# Transfer Pictures



## kellyoz (Nov 5, 2008)

New Question:

Which folder do I place converted pictures in to use in my screensaver?  

Additionally, is there a way to view/share pictures without waiting for the screensaver?

Thanks,
~ Kindle Kelly ~


----------



## Leslie (Apr 7, 2008)

Do you have my FAQ book? The instructions for creating custom screensavers begin at location 381.

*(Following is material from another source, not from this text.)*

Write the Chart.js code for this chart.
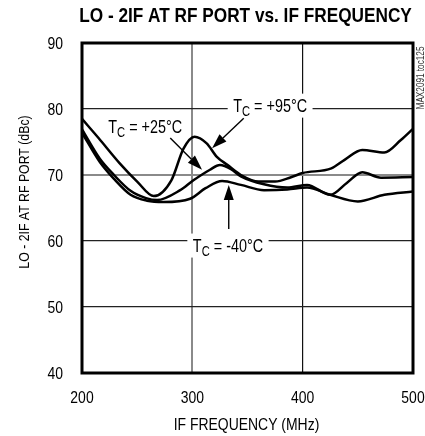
<!DOCTYPE html>
<html>
<head>
<meta charset="utf-8">
<script src="https://cdn.jsdelivr.net/npm/chart.js@4.4.1/dist/chart.umd.min.js"></script>
<style>
  html, body { margin: 0; padding: 0; background: #fff; overflow: hidden; }
  canvas { display: block; }
</style>
</head>
<body>
<canvas id="chart" width="425" height="436"></canvas>
<script>
// -----------------------
// DATA
// -----------------------

const xTicks = [200, 300, 400, 500];
const yTicks = [40, 50, 60, 70, 80, 90];

// TC = +95°C
const hotFreq = [200, 215, 234, 250, 265, 281, 292, 302, 313, 322, 332, 344, 360, 375, 390, 400, 426, 438, 454, 474, 489, 500];
const hotDbc  = [78.5, 75.6, 71.8, 69.0, 66.8, 69.2, 74.0, 75.8, 74.8, 72.8, 71.5, 70.0, 69.0, 69.0, 69.7, 70.3, 71.0, 72.3, 73.8, 73.4, 75.3, 77.0];

// TC = +25°C
const roomFreq = [200, 216, 229, 244, 258, 268, 289, 301, 316, 325, 335, 344, 365, 386, 404, 425, 440, 454, 471, 500];
const roomDbc  = [76.9, 72.5, 70.0, 67.6, 66.5, 66.2, 67.7, 69.2, 70.8, 71.5, 70.9, 69.8, 68.6, 68.1, 68.5, 67.0, 68.8, 70.4, 69.6, 69.7];

// TC = -40°C
const coldFreq = [200, 216, 229, 244, 259, 274, 298, 312, 327, 344, 365, 386, 404, 425, 450, 474, 500];
const coldDbc  = [76.4, 72.0, 69.4, 67.0, 66.1, 65.9, 66.4, 68.0, 69.1, 68.5, 67.7, 67.8, 68.1, 67.0, 66.0, 67.0, 67.5];

// -----------------------
// TEXT / ANNOTATIONS
// -----------------------

const FONT = "'Liberation Sans', Arial, sans-serif";
const SQUEEZE = 0.82;   // no condensed face installed, so text is fitted narrower

const titleText = 'LO - 2IF AT RF PORT vs. IF FREQUENCY';
const xTitle = 'IF FREQUENCY (MHz)';
const yTitle = 'LO - 2IF AT RF PORT (dBc)';
const tocText = 'MAX2091 toc125';

// label positions in data units (x = MHz, y = dBc at text baseline)
const notes = [
  { rest: ' = +95°C', x: 370.5, y: 79.6, box: true },
  { rest: ' = +25°C', x: 257.3, y: 76.3, box: false },
  { rest: ' = -40°C', x: 332.3, y: 58.4, box: true }
];

const arrows = [
  { x0: 346.6, y0: 78.6, x1: 317.9, y1: 74.05 },
  { x0: 280.0, y0: 75.6, x1: 308.8, y1: 70.8 },
  { x0: 333.0, y0: 61.8, x1: 333.0, y1: 68.5 }
];

function setFont(ctx, size, bold) {
  ctx.font = (bold ? 'bold ' : '') + size + 'px ' + FONT;
}

// natural width of a string, times the squeeze
function textWidth(ctx, str, size, sx, bold) {
  setFont(ctx, size, bold);
  return ctx.measureText(str).width * (sx || SQUEEZE);
}

// horizontal text, narrowed through fillText's maxWidth
function drawText(ctx, str, x, y, size, opts) {
  opts = opts || {};
  const w = textWidth(ctx, str, size, opts.sx, opts.bold);
  ctx.fillStyle = opts.color || '#000';
  ctx.textAlign = opts.align || 'left';
  ctx.textBaseline = 'alphabetic';
  ctx.fillText(str, x, y, w);
  return w;
}

// vertical text reading bottom to top
function drawVText(ctx, str, x, y, size, color) {
  ctx.save();
  setFont(ctx, size);
  const w = ctx.measureText(str).width * SQUEEZE;
  ctx.fillStyle = color || '#000';
  ctx.textAlign = 'center';
  ctx.textBaseline = 'alphabetic';
  ctx.translate(x, y);
  ctx.rotate(-Math.PI / 2);
  ctx.fillText(str, 0, 0, w);
  ctx.restore();
}

// -----------------------
// PLUGIN: frame, labels, arrows, axis text
// -----------------------

const decor = {
  id: 'decor',
  afterDraw(chart) {
    const { ctx, chartArea: a, scales: { x, y } } = chart;
    ctx.save();

    // vertical texts
    drawVText(ctx, yTitle, 28.5, 192, 15);
    drawVText(ctx, tocText, 423.5, 78, 10, '#333');

    // curve labels (T with subscript C)
    notes.forEach(n => {
      const px = x.getPixelForValue(n.x);
      const py = y.getPixelForValue(n.y);
      const wT = textWidth(ctx, 'T', 18, 0.8);
      const wS = textWidth(ctx, 'C', 14, 0.8);
      const wR = textWidth(ctx, n.rest, 18, 0.8);
      const w = wT + wS + wR;
      const left = px - w / 2;
      if (n.box) {
        ctx.fillStyle = '#fff';
        ctx.fillRect(left - 5.5, py - 18, w + 11, 24);
      }
      drawText(ctx, 'T', left, py, 18, { sx: 0.8 });
      drawText(ctx, 'C', left + wT, py + 4, 14, { sx: 0.8 });
      drawText(ctx, n.rest, left + wT + wS, py, 18, { sx: 0.8 });
    });

    // arrows
    arrows.forEach(ar => {
      const x0 = x.getPixelForValue(ar.x0), y0 = y.getPixelForValue(ar.y0);
      const x1 = x.getPixelForValue(ar.x1), y1 = y.getPixelForValue(ar.y1);
      const ang = Math.atan2(y1 - y0, x1 - x0);
      const len = 15, half = 5;
      const bx = x1 - len * Math.cos(ang), by = y1 - len * Math.sin(ang);
      ctx.strokeStyle = '#000';
      ctx.lineWidth = 1.4;
      ctx.beginPath();
      ctx.moveTo(x0, y0);
      ctx.lineTo(bx, by);
      ctx.stroke();
      ctx.fillStyle = '#000';
      ctx.beginPath();
      ctx.moveTo(x1, y1);
      ctx.lineTo(bx + half * Math.sin(ang), by - half * Math.cos(ang));
      ctx.lineTo(bx - half * Math.sin(ang), by + half * Math.cos(ang));
      ctx.closePath();
      ctx.fill();
    });

    // plot frame
    ctx.strokeStyle = '#000';
    ctx.lineWidth = 3;
    ctx.strokeRect(a.left, a.top, a.right - a.left, a.bottom - a.top);

    // tick labels
    yTicks.forEach(v => {
      drawText(ctx, String(v), a.left - 19, y.getPixelForValue(v) + 6, 17, { align: 'right' });
    });
    xTicks.forEach(v => {
      drawText(ctx, String(v), x.getPixelForValue(v), a.bottom + 30, 17, { align: 'center' });
    });

    // titles
    const cx = (a.left + a.right) / 2;
    drawText(ctx, titleText, cx - 2, 22, 21, { bold: true, align: 'center' });
    drawText(ctx, xTitle, cx - 1, 430, 17, { align: 'center' });

    ctx.restore();
  }
};

// -----------------------
// CHART
// -----------------------

const toPoints = (fs, vs) => fs.map((f, i) => ({ x: f, y: vs[i] }));

const lineStyle = {
  borderColor: '#000',
  borderWidth: 2.5,
  pointRadius: 0,
  fill: false,
  cubicInterpolationMode: 'monotone'
};

new Chart(document.getElementById('chart'), {
  type: 'line',
  data: {
    datasets: [
      { label: 'TC = +95°C', data: toPoints(hotFreq, hotDbc), ...lineStyle },
      { label: 'TC = +25°C', data: toPoints(roomFreq, roomDbc), ...lineStyle },
      { label: 'TC = -40°C', data: toPoints(coldFreq, coldDbc), ...lineStyle }
    ]
  },
  options: {
    responsive: false,
    devicePixelRatio: 1,
    animation: false,
    events: [],
    layout: { padding: { top: 43, right: 12, left: 0, bottom: 0 } },
    plugins: {
      legend: { display: false },
      tooltip: { enabled: false },
      title: { display: false }
    },
    scales: {
      x: {
        type: 'linear',
        min: xTicks[0],
        max: xTicks[xTicks.length - 1],
        afterBuildTicks: s => { s.ticks = xTicks.map(v => ({ value: v })); },
        afterFit: s => { s.height = 63; },
        border: { display: false },
        grid: {
          drawTicks: false,
          color: c => c.tick && c.tick.value === 300 ? '#8a8a8a' : (c.tick && c.tick.value === 400 ? '#111' : 'rgba(0,0,0,0)'),
          lineWidth: c => c.tick && c.tick.value === 300 ? 2 : 1.2
        },
        ticks: { display: false }
      },
      y: {
        min: yTicks[0],
        max: yTicks[yTicks.length - 1],
        afterBuildTicks: s => { s.ticks = yTicks.map(v => ({ value: v })); },
        afterFit: s => { s.width = 82; },
        border: { display: false },
        grid: {
          drawTicks: false,
          color: c => {
            const v = c.tick && c.tick.value;
            if (v === 70) return '#8a8a8a';
            if (v === 50 || v === 60 || v === 80) return '#222';
            return 'rgba(0,0,0,0)';
          },
          lineWidth: c => c.tick && c.tick.value === 70 ? 2 : 1.2
        },
        ticks: { display: false }
      }
    }
  },
  plugins: [decor]
});
</script>
</body>
</html>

One you have created a file of custom screensavers, you'll have a book on your home page called "my pictures" or "screensavers" or whatever you named the folder. It will be the very last book on the list. You can just navigate to that and open the "book" then navigate through the pictures using the next/prev page buttons.

L


----------



## kellyoz (Nov 5, 2008)

I do have your book however I unsuccessfully searched for the answer to my question.  But thank you very much for pointing out where I can find my answer...the ability to jump to the specific location via the "Menu" --> "Go to Location..." function is indispensible!  

Thank you Leslie...AGAIN!


----------



## Leslie (Apr 7, 2008)

My pleasure and I am glad I could be of help!

L


----------



## cush (Oct 27, 2008)

Kellyoz- Don't think I really understand what your question is but you might find this thread useful if you haven't already seen it ttp://www.mobileread.com/forums/showthread.php?p=147076#post147076

You might also browse this site for info. http://kindlerama.com/free-screens/ There are clickable links to "how tos" in the text below the free screensavers.


----------



## kellyoz (Nov 5, 2008)

Leslie, I followed your directions and they're right on point!  I love further expanding the capabilities of my Kindle! 

cush, thank you for sharing the informative 'kindlerama.com' website! 

And in a statement probably more appropriate for a photography blog/forum:

Here is something I'd like to share with other members here on the site.  Converting some of my pictures to 'greyscale' truly adds a different dimension and perspective to them.  I'd recommend converting some of your favorite pictures; you just might be surprised at the treasure hidden within! 

~ Kindle Kelly ~


----------



## Leslie (Apr 7, 2008)

Actually, I am just going to move this whole thread over there where it will be preserved, intact, and folks can continue the discussion.

L


----------